Justice Chagla completed his studies abroad and returned to India in 1922. Upon his return, Justice Chagla joined the Bombay Bar, where he also met Mohammad Ali Jinnah. He joined the Muslim league thereafter but broke off ties after Jinnah began to endorse the two-nation theory and a separate Muslim state. Apart from his legal practice, Justice Chagla also taught at the Government Law College, Mumbai.
He was appointed to the High Court as a judge in 1941. Between 1948 and 1958, he served as its Chief Justice. Following his retirement, he served in various diplomatic roles, and as External Affairs Minister and Education Minister in the Union Cabinet, as well as an ad-hoc judge of the International Court of Justice. Among the various quotes attributed to MC Chagla is the following:
“Law is a great discipline for the mind. It teaches you how to think clearly, precisely and accurately. Every word has its definite meaning, and must find its proper place in its own context.”
His son, Iqbal Chagla is a reputed Senior Advocate practicing in Bombay. His grandson, Riyaz Chagla, was appointed an additional judge of the High Court in 2017.
PV Rajamannar was the first Indian to be appointed the Chief Justice of the Madras High Court following Indian Independence.
He started his legal practice 1924, practicing with his father Dewan Bahadur P Venkataramana Rao, who went on to become a Madras High Court Judge and later Chief Justice of Mysore High Court.

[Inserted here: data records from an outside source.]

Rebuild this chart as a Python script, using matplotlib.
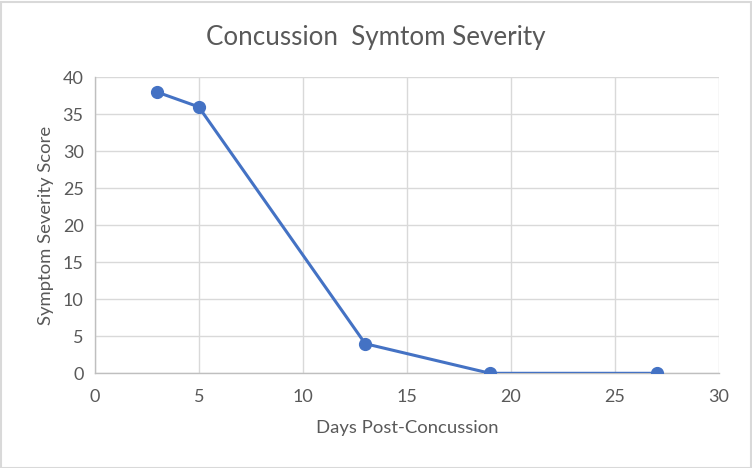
import matplotlib
matplotlib.use("Agg")
import matplotlib.pyplot as plt
from matplotlib.patches import Rectangle

days = [3, 5, 13, 19, 27]
scores = [38, 36, 4, 0, 0]
x_ticks = [0, 5, 10, 15, 20, 25, 30]
y_ticks = [0, 5, 10, 15, 20, 25, 30, 35, 40]

plt.rcParams['font.family'] = ['Lato', 'DejaVu Sans']
txt = '#595959'

fig = plt.figure(figsize=(7.52, 4.68), dpi=100)
ax = fig.add_axes([94.7/752, 1-373.3/468, (719-94.7)/752, (373.3-77.3)/468])

ax.plot(days, scores, color='#4472C4', lw=2.2, marker='o', ms=8.5, zorder=3)
ax.set_xlim(0, 30)
ax.set_ylim(0, 40)
ax.set_xticks(x_ticks)
ax.set_yticks(y_ticks)
ax.grid(True, color='#D9D9D9', lw=1)
ax.set_axisbelow(True)
for s in ['top', 'right']:
    ax.spines[s].set_visible(False)
for s in ['left', 'bottom']:
    ax.spines[s].set_color('#BFBFBF')
    ax.spines[s].set_linewidth(1)
ax.tick_params(length=0, labelsize=13, colors=txt, pad=8)
ax.tick_params(axis='x', pad=11)
ax.set_xlabel('Days Post-Concussion', fontsize=13.3, color=txt, labelpad=11)
ax.set_ylabel('Symptom Severity Score', fontsize=13.3, color=txt, labelpad=6)
fig.text(376/752, 1-38/468, 'Concussion  Symtom Severity', ha='center', va='center',
         fontsize=18.7, color=txt)
fig.patches.append(Rectangle((0.5/752, 0.5/468), 750/752, 466/468, transform=fig.transFigure,
                             fill=False, edgecolor='#D9D9D9', lw=1.5))
fig.savefig('out.png', dpi=100)
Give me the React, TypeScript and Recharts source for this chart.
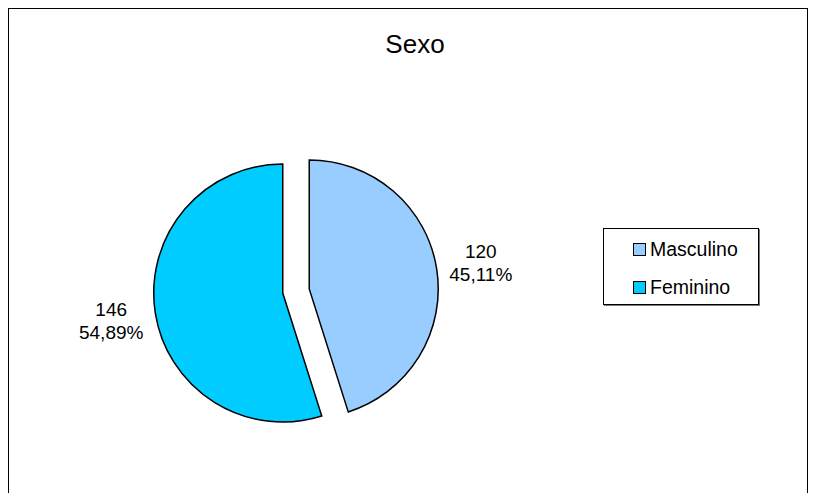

Rajamannar was appointed a judge of the Madras High Court in 1945. In 1948, he was appointed the High Court’s Chief Justice, a post he held until May 1961.
He continued to be active in public life following his retirement, serving in various roles including as Chairman of the Fourth Finance Commission, in various capacities in Educational Boards and as Chairman of the State Autonomy Committee constituted to study centre-state relations by the then Karunanidhi-led DMK Government of Tamil Nadu.
He has been conferred Honorary Doctorates from the Madras University, the Andhra University and the Annamalai University. He has also served as the Madras Governor twice.